Economiesuisse, l'association faîtière des entreprises suisses, déplore de son côté que la Turquie n'ait pas respecté dans une mesure suffisante les conditions liées aux contrats d'exportation. "L'Etat est propriétaire et organe de contrôle de l'Assurance contre les risques à l'exportation, il est donc normal qu'il tienne au respect des normes internationales", a déclaré Cristina Gaggini, directrice romande d'economiesuisse et membre du conseil d'administration de la SERV.

Non à Ilisu veut dire oui aux respect des standards sociaux et environnementaux et à la protection des minorités, estiment pour leur part les Verts suisses. L'arrêt du projet signifie aussi un refus de la privatisation de l'eau et d'un nouveau foyer de conflit au Proche-Orient, ajoute le parti écologiste mardi.

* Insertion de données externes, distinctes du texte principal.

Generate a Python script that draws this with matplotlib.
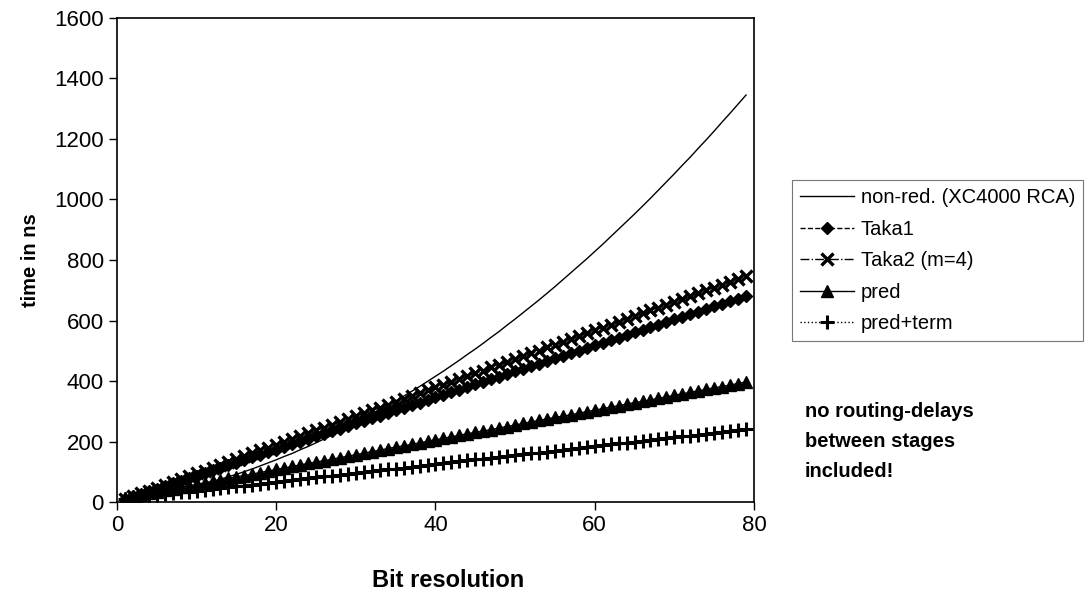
import matplotlib.pyplot as plt

plt.rcParams['font.family'] = ['Liberation Sans', 'DejaVu Sans']

# --- ДАНІ ---
bits = list(range(1, 80))

non_red = [4, 8, 12, 17, 22, 28, 34, 40, 46, 53,
           60, 68, 76, 84, 92, 101, 110, 120, 130, 140,
           151, 161, 173, 184, 196, 209, 221, 234, 247, 261,
           275, 289, 304, 319, 334, 350, 366, 382, 399, 416,
           433, 451, 469, 488, 506, 525, 545, 564, 585, 605,
           626, 647, 668, 690, 712, 735, 758, 781, 804, 828,
           852, 877, 902, 927, 952, 978, 1004, 1031, 1058, 1085,
           1113, 1140, 1169, 1197, 1226, 1256, 1285, 1315, 1345]

taka1 = [10, 19, 27, 36, 45, 53, 62, 70, 79, 88,
         96, 105, 113, 122, 131, 139, 148, 156, 165, 174,
         182, 191, 199, 208, 217, 225, 234, 242, 251, 260,
         268, 277, 285, 294, 303, 311, 320, 328, 337, 346,
         354, 363, 371, 380, 389, 397, 406, 414, 423, 432,
         440, 449, 457, 466, 475, 483, 492, 500, 509, 518,
         526, 535, 543, 552, 561, 569, 578, 586, 595, 604,
         612, 621, 629, 638, 647, 655, 664, 672, 681]

taka2 = [10, 19, 29, 38, 48, 57, 67, 76, 86, 95,
         104, 114, 123, 133, 142, 152, 161, 171, 180, 190,
         199, 208, 218, 227, 237, 246, 256, 265, 275, 284,
         293, 303, 312, 322, 331, 341, 350, 360, 369, 379,
         388, 397, 407, 416, 426, 435, 445, 454, 464, 473,
         482, 492, 501, 511, 520, 530, 539, 549, 558, 568,
         577, 586, 596, 605, 615, 624, 634, 643, 653, 662,
         671, 681, 690, 700, 709, 719, 728, 738, 747]

pred = [15, 20, 25, 30, 35, 39, 44, 49, 54, 59,
        64, 69, 74, 79, 84, 88, 93, 98, 103, 108,
        113, 118, 123, 128, 133, 137, 142, 147, 152, 157,
        162, 167, 172, 177, 182, 186, 191, 196, 201, 206,
        211, 216, 221, 226, 231, 235, 240, 245, 250, 255,
        260, 265, 270, 275, 280, 284, 289, 294, 299, 304,
        309, 314, 319, 324, 329, 333, 338, 343, 348, 353,
        358, 363, 368, 373, 378, 382, 387, 392, 397]

pred_term = [11, 14, 17, 20, 23, 26, 29, 32, 35, 38,
             40, 43, 46, 49, 52, 55, 58, 61, 64, 67,
             70, 73, 76, 79, 82, 85, 88, 91, 94, 97,
             99, 102, 105, 108, 111, 114, 117, 120, 123, 126,
             129, 132, 135, 138, 141, 144, 147, 150, 153, 156,
             158, 161, 164, 167, 170, 173, 176, 179, 182, 185,
             188, 191, 194, 197, 200, 203, 206, 209, 212, 215,
             217, 220, 223, 226, 229, 232, 235, 238, 241]

labels = ['non-red. (XC4000 RCA)', 'Taka1', 'Taka2 (m=4)', 'pred', 'pred+term']

# --- ГРАФІК ---
fig = plt.figure(figsize=(10.88, 5.95), dpi=100)
ax = fig.add_axes([0.1075, 0.156, 0.5855, 0.814])

ax.plot(bits, non_red, color='black', lw=1.0, ls='-', label=labels[0])
ax.plot(bits, taka1, color='black', lw=1.0, ls='--', marker='D', ms=6.5,
        label=labels[1])
ax.plot(bits, taka2, color='black', lw=1.0, ls='-.', marker='x', ms=8, mew=2.4,
        label=labels[2])
ax.plot(bits, pred, color='black', lw=1.0, ls='-', marker='^', ms=8,
        label=labels[3])
ax.plot(bits, pred_term, color='black', lw=1.0, ls=':', marker='+', ms=10, mew=2.2,
        label=labels[4])

ax.set_xlim(0, 80)
ax.set_ylim(0, 1600)
ax.set_xticks(range(0, 81, 20))
ax.set_yticks(range(0, 1601, 200))
ax.tick_params(labelsize=16, direction='out', length=6, width=1)
ax.set_xlabel('Bit resolution', fontsize=17, fontweight='bold')
ax.xaxis.set_label_coords(0.52, -0.138)
ax.set_ylabel('time in ns', fontsize=14.5, fontweight='bold', labelpad=10)
for s in ax.spines.values():
    s.set_linewidth(1.2)

leg = fig.legend(loc='upper left', bbox_to_anchor=(0.728, 0.697),
                 fontsize=14.5, handlelength=2.7, handletextpad=0.3,
                 labelspacing=0.62, frameon=True, fancybox=False,
                 edgecolor='#555555', borderaxespad=0)
leg.get_frame().set_linewidth(0.8)

fig.text(0.740, 0.325, 'no routing-delays\nbetween stages\nincluded!',
         fontsize=14.5, fontweight='bold', va='top', ha='left', linespacing=1.75)

fig.savefig('out.png', dpi=100)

De son côté, le maire de la ville historique d'Hasankeyf a salué l'arrêt des garanties de crédit annoncé par Berne, Berlin et Vienne pour la construction du barrage d'Ilisu. "Nous ne voulons pas que Hasankeyf soit détruite", a-t-il déclaré. Le maire demande également la protection de la cité millénaire par l'UNESCO.

400 GWh par année

Le projet de barrage d'Ilisu se situe en Anatolie orientale. Il nécessite la construction d'une digue de près de 2 km de long et de 135 mètres de haut et doit alimenter une centrale électrique produisant près de 4000 GWh par an, soit quelque 6% à 8% de la consommation du pays. Le barrage visait également à améliorer la distribution d'eau potable, selon ses promoteurs.